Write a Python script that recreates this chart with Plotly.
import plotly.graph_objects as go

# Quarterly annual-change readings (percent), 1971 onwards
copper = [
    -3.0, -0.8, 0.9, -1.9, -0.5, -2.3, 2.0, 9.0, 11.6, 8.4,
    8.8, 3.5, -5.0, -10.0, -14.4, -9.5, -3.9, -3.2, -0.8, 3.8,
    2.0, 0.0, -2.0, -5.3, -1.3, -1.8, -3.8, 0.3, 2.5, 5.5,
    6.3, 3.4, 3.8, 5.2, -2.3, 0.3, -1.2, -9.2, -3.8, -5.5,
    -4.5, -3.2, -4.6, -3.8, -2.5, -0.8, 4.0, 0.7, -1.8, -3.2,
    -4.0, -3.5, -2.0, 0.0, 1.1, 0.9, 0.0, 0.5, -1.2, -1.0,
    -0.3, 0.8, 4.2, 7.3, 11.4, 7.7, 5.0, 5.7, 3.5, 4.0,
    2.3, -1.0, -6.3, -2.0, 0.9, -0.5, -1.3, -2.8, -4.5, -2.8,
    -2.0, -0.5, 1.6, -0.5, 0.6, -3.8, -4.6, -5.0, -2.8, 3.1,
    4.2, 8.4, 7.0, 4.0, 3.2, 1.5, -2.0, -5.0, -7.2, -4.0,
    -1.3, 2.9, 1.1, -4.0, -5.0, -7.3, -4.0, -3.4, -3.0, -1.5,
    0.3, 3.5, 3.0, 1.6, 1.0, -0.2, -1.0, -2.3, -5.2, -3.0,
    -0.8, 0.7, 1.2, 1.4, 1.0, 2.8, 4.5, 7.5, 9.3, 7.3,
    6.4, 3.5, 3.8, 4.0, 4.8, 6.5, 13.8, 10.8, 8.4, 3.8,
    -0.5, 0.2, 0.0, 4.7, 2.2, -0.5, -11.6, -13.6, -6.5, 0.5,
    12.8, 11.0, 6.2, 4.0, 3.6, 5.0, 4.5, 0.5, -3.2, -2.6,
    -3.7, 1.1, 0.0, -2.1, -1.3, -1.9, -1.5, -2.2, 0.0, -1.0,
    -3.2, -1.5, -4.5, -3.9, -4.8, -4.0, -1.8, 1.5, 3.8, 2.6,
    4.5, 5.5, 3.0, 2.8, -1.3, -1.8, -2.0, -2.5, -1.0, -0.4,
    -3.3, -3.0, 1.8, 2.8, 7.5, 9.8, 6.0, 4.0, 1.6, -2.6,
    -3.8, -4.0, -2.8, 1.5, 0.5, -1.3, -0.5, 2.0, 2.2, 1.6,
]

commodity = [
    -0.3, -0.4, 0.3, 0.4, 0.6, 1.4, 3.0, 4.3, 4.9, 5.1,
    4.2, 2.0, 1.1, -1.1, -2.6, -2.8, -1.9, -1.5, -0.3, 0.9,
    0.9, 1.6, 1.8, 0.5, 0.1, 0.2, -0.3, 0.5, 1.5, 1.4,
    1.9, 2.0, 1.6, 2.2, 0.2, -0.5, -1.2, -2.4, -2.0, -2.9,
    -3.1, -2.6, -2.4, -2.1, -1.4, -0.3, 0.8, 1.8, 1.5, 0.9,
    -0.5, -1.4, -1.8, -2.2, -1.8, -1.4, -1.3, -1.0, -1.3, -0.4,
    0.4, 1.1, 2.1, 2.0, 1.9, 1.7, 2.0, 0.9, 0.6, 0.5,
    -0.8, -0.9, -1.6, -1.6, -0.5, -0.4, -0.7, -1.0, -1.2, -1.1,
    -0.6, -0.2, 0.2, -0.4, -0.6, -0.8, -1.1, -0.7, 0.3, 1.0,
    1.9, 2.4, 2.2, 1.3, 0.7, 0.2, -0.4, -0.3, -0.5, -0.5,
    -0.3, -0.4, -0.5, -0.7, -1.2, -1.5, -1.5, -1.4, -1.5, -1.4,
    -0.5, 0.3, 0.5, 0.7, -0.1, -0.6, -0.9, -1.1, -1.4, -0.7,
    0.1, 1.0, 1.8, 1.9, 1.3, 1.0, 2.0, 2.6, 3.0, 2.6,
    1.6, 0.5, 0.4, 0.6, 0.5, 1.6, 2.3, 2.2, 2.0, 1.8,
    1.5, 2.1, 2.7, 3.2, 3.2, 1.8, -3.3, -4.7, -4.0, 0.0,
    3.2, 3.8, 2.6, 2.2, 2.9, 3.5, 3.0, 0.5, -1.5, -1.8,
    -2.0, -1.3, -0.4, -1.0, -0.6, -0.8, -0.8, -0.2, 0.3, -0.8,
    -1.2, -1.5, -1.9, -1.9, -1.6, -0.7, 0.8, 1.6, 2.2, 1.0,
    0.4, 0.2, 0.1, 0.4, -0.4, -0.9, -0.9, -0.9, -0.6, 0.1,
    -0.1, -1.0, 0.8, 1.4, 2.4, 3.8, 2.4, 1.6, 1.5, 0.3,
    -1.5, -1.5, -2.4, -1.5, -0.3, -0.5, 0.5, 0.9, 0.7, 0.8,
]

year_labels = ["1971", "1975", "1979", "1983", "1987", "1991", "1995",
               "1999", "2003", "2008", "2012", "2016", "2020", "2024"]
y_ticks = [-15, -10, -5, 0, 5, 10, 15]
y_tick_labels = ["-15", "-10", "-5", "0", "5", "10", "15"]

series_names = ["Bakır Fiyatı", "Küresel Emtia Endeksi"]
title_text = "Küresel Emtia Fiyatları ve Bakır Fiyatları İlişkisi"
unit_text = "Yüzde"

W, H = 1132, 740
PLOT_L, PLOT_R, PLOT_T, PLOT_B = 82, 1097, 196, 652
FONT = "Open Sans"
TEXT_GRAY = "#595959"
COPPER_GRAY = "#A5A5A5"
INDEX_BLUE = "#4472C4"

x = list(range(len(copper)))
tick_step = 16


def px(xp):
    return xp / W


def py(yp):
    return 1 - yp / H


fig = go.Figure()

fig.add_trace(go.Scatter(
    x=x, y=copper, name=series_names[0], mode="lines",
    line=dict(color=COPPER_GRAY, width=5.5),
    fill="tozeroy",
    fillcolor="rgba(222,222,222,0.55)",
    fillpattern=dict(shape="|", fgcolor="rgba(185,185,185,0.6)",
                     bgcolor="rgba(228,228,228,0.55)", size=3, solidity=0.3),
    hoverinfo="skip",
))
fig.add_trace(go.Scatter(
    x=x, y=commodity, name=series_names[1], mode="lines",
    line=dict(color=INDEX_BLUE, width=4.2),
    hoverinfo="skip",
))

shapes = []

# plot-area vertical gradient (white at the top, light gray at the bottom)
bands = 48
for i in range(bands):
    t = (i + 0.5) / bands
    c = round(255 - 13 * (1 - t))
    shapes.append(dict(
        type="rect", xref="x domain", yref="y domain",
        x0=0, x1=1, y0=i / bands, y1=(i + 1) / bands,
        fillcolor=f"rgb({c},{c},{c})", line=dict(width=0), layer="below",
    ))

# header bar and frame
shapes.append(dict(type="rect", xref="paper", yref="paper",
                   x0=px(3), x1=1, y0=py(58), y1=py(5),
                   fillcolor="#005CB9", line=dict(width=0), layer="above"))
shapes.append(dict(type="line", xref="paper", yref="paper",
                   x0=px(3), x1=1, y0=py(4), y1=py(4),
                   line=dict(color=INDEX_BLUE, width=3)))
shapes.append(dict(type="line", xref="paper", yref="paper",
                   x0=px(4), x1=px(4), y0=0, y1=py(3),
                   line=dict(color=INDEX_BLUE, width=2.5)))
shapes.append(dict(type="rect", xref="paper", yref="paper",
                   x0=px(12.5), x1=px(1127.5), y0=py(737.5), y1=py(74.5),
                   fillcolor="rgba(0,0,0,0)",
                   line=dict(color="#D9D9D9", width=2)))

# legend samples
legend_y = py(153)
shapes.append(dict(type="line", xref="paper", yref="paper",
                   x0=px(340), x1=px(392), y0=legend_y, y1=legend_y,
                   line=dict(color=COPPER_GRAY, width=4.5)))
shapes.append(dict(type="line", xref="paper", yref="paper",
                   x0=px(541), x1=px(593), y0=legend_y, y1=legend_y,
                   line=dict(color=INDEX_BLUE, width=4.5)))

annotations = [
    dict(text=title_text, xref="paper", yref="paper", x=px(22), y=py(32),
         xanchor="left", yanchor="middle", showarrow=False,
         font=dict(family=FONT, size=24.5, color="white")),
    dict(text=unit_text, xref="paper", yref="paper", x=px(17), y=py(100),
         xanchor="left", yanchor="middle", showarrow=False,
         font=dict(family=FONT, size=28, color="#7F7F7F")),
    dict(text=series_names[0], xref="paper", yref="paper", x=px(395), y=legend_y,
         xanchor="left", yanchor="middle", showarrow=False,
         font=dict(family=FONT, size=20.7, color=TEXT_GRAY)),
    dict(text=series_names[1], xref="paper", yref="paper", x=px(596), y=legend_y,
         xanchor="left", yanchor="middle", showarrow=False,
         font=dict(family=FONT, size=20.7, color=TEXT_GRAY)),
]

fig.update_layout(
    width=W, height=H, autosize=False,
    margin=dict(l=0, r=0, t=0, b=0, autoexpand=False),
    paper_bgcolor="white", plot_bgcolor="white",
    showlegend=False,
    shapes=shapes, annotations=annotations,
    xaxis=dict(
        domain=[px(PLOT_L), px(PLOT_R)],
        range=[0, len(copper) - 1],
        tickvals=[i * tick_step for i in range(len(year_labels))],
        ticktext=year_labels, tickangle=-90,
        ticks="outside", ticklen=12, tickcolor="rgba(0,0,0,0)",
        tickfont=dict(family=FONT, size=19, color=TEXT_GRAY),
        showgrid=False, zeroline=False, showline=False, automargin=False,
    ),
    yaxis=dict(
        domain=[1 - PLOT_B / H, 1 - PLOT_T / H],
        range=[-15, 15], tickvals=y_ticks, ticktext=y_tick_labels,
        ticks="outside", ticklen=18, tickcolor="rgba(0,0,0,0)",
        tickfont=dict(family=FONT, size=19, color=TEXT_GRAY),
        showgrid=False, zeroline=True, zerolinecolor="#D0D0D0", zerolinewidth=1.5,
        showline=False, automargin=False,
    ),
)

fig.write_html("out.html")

DIRECTION ▸
In the listing above, reproduce the first line and each one after it through the line that contains "import plotly.graph_objects as go".

COMPLETE ANSWER ▸
Write a Python script that recreates this chart with Plotly.
import plotly.graph_objects as go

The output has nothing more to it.